Psychological issues that encourage people to seek professional help can affect clients of any age and situation, but women who have recently given birth are often indicated as being at a somewhat high risk of developing post-partum depression. This concern has been shown to have considerable potential effects on children, and has been the subject of numerous studies in recent decades. Yet antenatal depression, which is experienced during pregnancy or within the preceding nine months, is realizing greater attention within the professional and academic communities. Studies conducted on antenatal depression have suggested that women who experience symptoms including hopelessness, profound sadness, a lack of motivation, and other issues before or during pregnancy may be at a much higher risk of being affected by postpartum depression.
Also troubling, recent research connects antenatal depression with increased rates of violent behavior in teens whose mothers were afflicted with the issue. The children of mothers who experienced depression during pregnancy were also more likely to experience developmental difficulties, and some researchers have suggested that hormonal imbalances in the womb caused by substance abuse and other potentially dangerous behaviors may also result from the condition of being depressed.

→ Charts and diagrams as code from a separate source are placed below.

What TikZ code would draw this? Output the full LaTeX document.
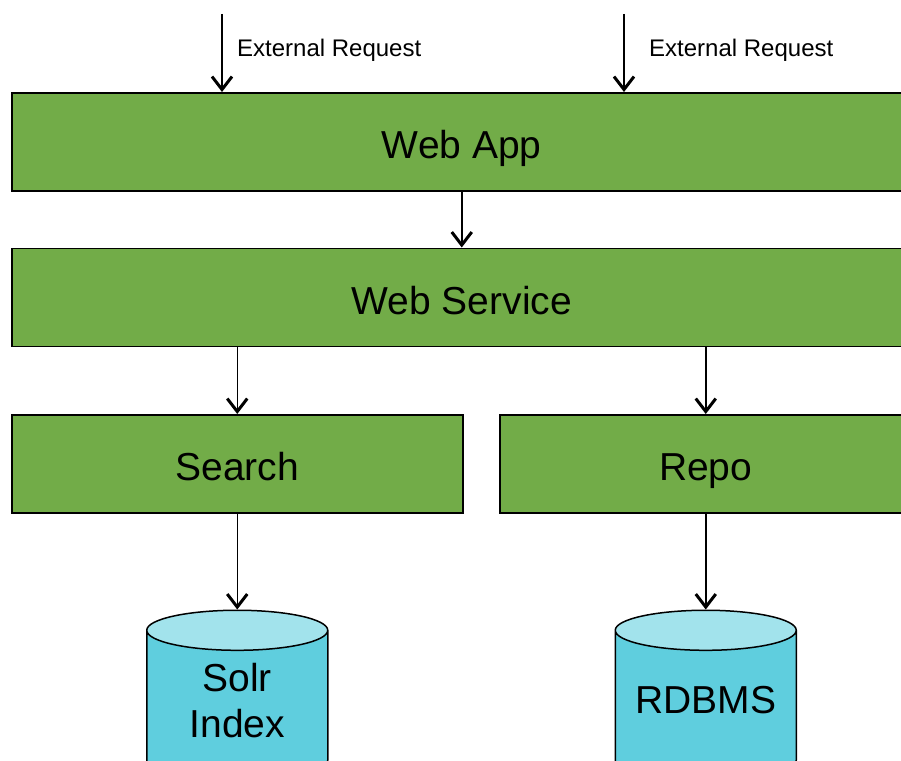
\documentclass[tikz,border=0pt]{standalone}
\usepackage{fontspec}
\setmainfont{Liberation Sans}
\usetikzlibrary{positioning,shapes.geometric,arrows.meta}

\definecolor{boxgreen}{HTML}{72AC48}
\definecolor{dbbody}{HTML}{5FCEDE}
\definecolor{dbtop}{HTML}{A2E3EC}

% same text box for every store, so both cylinders get the same ends
\newcommand{\storetext}[1]{\parbox[c][92pt][c]{150pt}{\centering #1}}

\tikzset{
  layer/.style={draw=black, line width=1.5pt, fill=boxgreen, minimum height=98pt,
    inner sep=0pt, text height=34pt, text depth=0pt, font=\fontsize{39}{46}\selectfont},
  store/.style={cylinder, shape border rotate=90, draw=black, line width=1.5pt,
    cylinder uses custom fill, cylinder body fill=dbbody, cylinder end fill=dbtop,
    minimum width=181pt, minimum height=170pt, aspect=0.267, inner sep=0pt,
    text height=47pt, text depth=45pt, font=\fontsize{39}{46}\selectfont},
  lbl/.style={inner sep=0pt, font=\fontsize{24}{28}\selectfont},
  flow/.style={line width=1.5pt, -{Straight Barb[length=13pt,width=20pt,line width=3pt]}}
}

\begin{document}
\begin{tikzpicture}[x=1pt, y=-1pt, node distance = 56pt]
\clip (0,0) rectangle (901,760);
\useasboundingbox (0,0) rectangle (901,760);

% layers
\node [layer, minimum width=900pt, anchor=north west] (webapp) at (11,92) {Web App};
\node [layer, minimum width=900pt, below=of webapp] (websvc) {Web Service};
\node [layer, minimum width=451pt, below=67pt of websvc.south west, anchor=north west] (search) {Search};
\node [layer, minimum width=412pt, below=67pt of websvc.south east, anchor=north east] (repo) {Repo};

% stores
\node [store, below=96pt of search.south, anchor=north] (solr) {\storetext{Solr\\Index}};
\node [store, below=96pt of repo.south, anchor=north] (rdbms) {\storetext{RDBMS}};

% incoming requests
\coordinate (ext1) at (222,14);
\coordinate (ext2) at (624,14);
\node [lbl, anchor=west] (req1) at (237,50) {External Request};
\node [lbl, anchor=west] (req2) at (649,50) {External Request};

\draw[flow] (ext1) -- (ext1 |- webapp.north);
\draw[flow] (ext2) -- (ext2 |- webapp.north);
\draw[flow] (webapp.south) -- (websvc.north);
\draw[flow] (websvc.south -| search.north) -- (search.north);
\draw[flow] (websvc.south -| repo.north) -- (repo.north);
\draw[flow] (search.south) -- (solr.north);
\draw[flow] (repo.south) -- (rdbms.north);

\end{tikzpicture}
\end{document}
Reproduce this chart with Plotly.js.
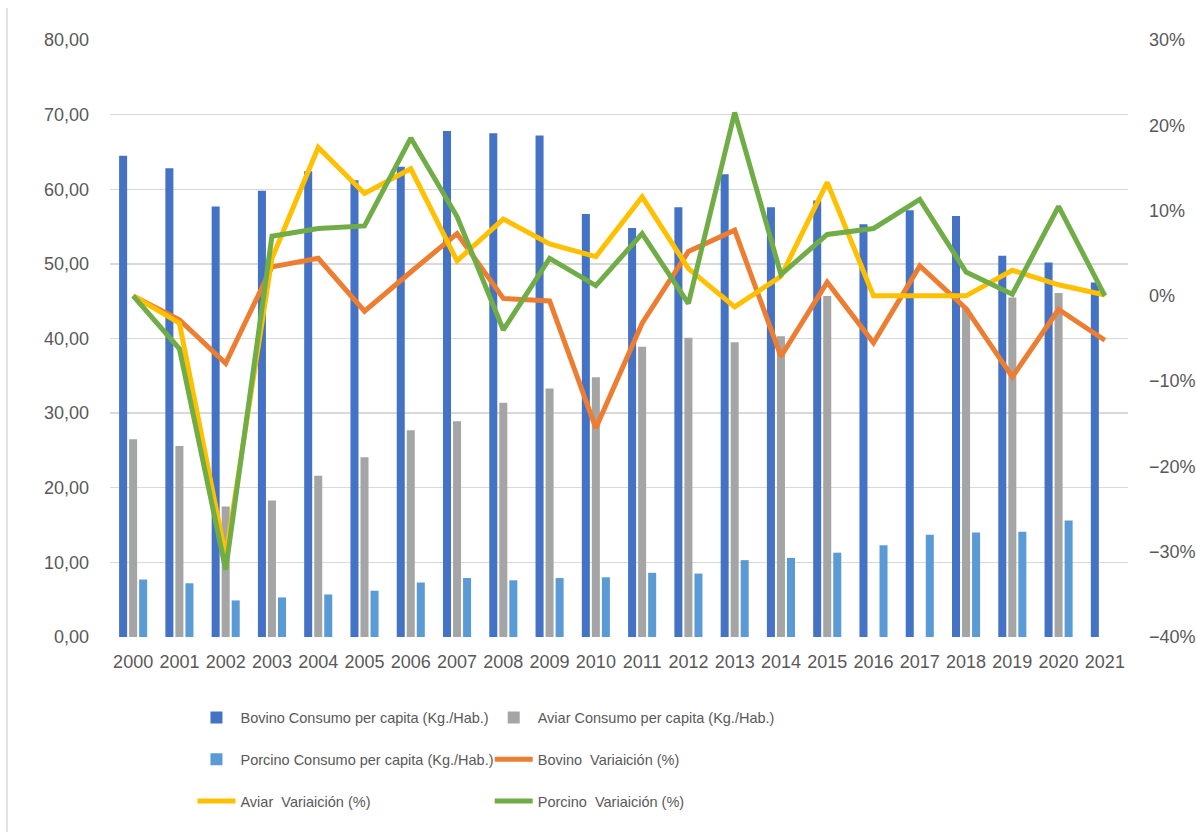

Some psychiatric drugs indicated for those with symptoms of depression may be undesirable for expectant mothers, and obstetricians often advise against their use during pregnancy. The role of psychotherapy and other treatments may therefore become even more crucial for pregnant mothers as the prevalence and severity of antenatal depression becomes clearer. Through expanding therapy services to mothers-to-be while continuing research into the potential impacts of depression on the well-being of both mother and baby, today’s professionals may help ensure that tomorrow’s children receive a mentally healthier start.